Disclosure of directors’ remuneration under South African company law: Is it adequate?
Authors Vela Madlela, Rehana Cassim
Affiliations: Lecturer, Department of Mercantile Law, University of South Africa; Senior Lecturer, Department of Mercantile Law, University of South Africa
Source: South African Law Journal, Volume 134 Issue 2, 2017, p. 383 – 414
The remuneration of directors is a controversial issue in many jurisdictions in the light of the global financial crisis and the escalating remuneration packages of directors. One way of managing the escalating levels of directors’ remuneration is to compel companies to disclose the details of directors’ remuneration packages. Full disclosure of the remuneration of directors would increase transparency and accountability in the remuneration-setting process of directors. This article explores the adequacy of the Companies Act 71 of 2008 in relation to the disclosure of directors’ remuneration. It further examines the disclosure requirements of directors’ remuneration under the JSE Listings Requirements and the King Report on Governance for South Africa, 2016 (‘King IV’).

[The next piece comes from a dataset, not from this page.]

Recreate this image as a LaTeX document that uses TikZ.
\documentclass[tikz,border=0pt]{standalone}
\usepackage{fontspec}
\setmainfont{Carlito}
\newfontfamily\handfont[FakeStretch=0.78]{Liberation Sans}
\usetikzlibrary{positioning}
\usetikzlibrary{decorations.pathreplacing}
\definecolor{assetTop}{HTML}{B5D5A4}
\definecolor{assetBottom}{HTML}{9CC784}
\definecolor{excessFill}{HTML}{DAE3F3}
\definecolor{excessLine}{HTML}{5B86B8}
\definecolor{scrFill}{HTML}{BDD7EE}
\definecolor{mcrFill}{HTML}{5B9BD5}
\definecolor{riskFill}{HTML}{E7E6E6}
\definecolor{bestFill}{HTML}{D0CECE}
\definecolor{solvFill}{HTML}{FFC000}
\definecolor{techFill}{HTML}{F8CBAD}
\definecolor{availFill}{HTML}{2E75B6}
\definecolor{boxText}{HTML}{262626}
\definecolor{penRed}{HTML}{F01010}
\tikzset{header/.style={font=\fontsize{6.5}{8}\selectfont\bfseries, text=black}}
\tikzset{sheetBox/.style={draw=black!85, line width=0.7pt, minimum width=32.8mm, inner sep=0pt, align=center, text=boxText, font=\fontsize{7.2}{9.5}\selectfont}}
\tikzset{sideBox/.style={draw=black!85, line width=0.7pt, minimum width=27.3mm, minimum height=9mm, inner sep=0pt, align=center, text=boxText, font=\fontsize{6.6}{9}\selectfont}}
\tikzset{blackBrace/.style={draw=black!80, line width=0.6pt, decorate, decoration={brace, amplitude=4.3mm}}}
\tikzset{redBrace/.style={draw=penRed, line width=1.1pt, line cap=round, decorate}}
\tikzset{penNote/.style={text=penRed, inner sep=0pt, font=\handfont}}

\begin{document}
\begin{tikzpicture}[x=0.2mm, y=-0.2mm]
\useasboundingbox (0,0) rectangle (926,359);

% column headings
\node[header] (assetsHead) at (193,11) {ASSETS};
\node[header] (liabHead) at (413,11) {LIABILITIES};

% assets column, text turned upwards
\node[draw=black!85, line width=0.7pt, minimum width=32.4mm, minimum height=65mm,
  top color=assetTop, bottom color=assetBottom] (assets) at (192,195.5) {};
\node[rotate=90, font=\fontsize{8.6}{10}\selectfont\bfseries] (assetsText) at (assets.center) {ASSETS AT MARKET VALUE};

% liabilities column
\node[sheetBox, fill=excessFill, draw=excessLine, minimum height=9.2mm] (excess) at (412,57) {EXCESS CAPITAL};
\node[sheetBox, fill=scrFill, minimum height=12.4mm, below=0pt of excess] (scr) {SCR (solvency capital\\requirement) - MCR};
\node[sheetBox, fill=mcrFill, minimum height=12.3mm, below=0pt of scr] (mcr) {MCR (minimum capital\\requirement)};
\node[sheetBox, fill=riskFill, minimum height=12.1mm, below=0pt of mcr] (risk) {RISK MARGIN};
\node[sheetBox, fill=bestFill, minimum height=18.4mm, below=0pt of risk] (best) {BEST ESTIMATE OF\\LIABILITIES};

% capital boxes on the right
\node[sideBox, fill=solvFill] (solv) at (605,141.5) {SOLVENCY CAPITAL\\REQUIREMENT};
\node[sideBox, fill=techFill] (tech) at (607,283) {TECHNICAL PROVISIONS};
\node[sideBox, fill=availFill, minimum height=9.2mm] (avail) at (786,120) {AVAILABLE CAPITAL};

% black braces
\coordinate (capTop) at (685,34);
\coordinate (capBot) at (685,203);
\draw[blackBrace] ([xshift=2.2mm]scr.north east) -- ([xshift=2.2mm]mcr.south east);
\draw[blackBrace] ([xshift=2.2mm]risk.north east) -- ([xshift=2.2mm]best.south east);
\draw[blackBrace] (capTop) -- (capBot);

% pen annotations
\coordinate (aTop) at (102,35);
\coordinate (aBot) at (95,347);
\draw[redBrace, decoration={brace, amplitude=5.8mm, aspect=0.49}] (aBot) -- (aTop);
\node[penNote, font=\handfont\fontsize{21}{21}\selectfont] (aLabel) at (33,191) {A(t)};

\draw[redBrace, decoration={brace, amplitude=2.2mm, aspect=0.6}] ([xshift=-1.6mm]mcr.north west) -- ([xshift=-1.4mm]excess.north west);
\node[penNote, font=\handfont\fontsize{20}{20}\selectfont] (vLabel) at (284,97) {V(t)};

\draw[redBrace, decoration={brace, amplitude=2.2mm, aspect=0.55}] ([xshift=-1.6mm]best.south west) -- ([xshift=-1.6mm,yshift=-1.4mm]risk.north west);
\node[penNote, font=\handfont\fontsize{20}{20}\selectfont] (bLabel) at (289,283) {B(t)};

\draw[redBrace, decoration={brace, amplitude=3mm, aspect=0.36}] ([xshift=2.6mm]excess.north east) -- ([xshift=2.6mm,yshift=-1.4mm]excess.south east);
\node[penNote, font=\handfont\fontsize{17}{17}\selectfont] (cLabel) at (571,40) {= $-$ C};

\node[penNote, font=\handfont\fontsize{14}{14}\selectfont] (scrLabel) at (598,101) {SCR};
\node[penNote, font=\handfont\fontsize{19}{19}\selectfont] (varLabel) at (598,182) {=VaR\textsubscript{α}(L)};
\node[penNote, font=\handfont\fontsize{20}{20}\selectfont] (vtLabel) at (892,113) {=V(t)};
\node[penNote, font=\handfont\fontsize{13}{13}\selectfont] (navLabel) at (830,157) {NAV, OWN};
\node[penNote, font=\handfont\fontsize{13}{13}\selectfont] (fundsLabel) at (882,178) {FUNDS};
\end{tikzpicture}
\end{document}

It compares South Africa’s remuneration disclosure requirements with the legislative standards for remuneration disclosure under the Companies Act 2006 of the United Kingdom, and examines whether our disclosure requirements meet the standards of the UK Companies Act, 2006. This article concludes that the minimum standards of remuneration disclosure set by the Companies Act are too low to satisfy enhanced transparency, and suggests various proposals for strengthening the disclosure requirements of directors’ remuneration under the Companies Act.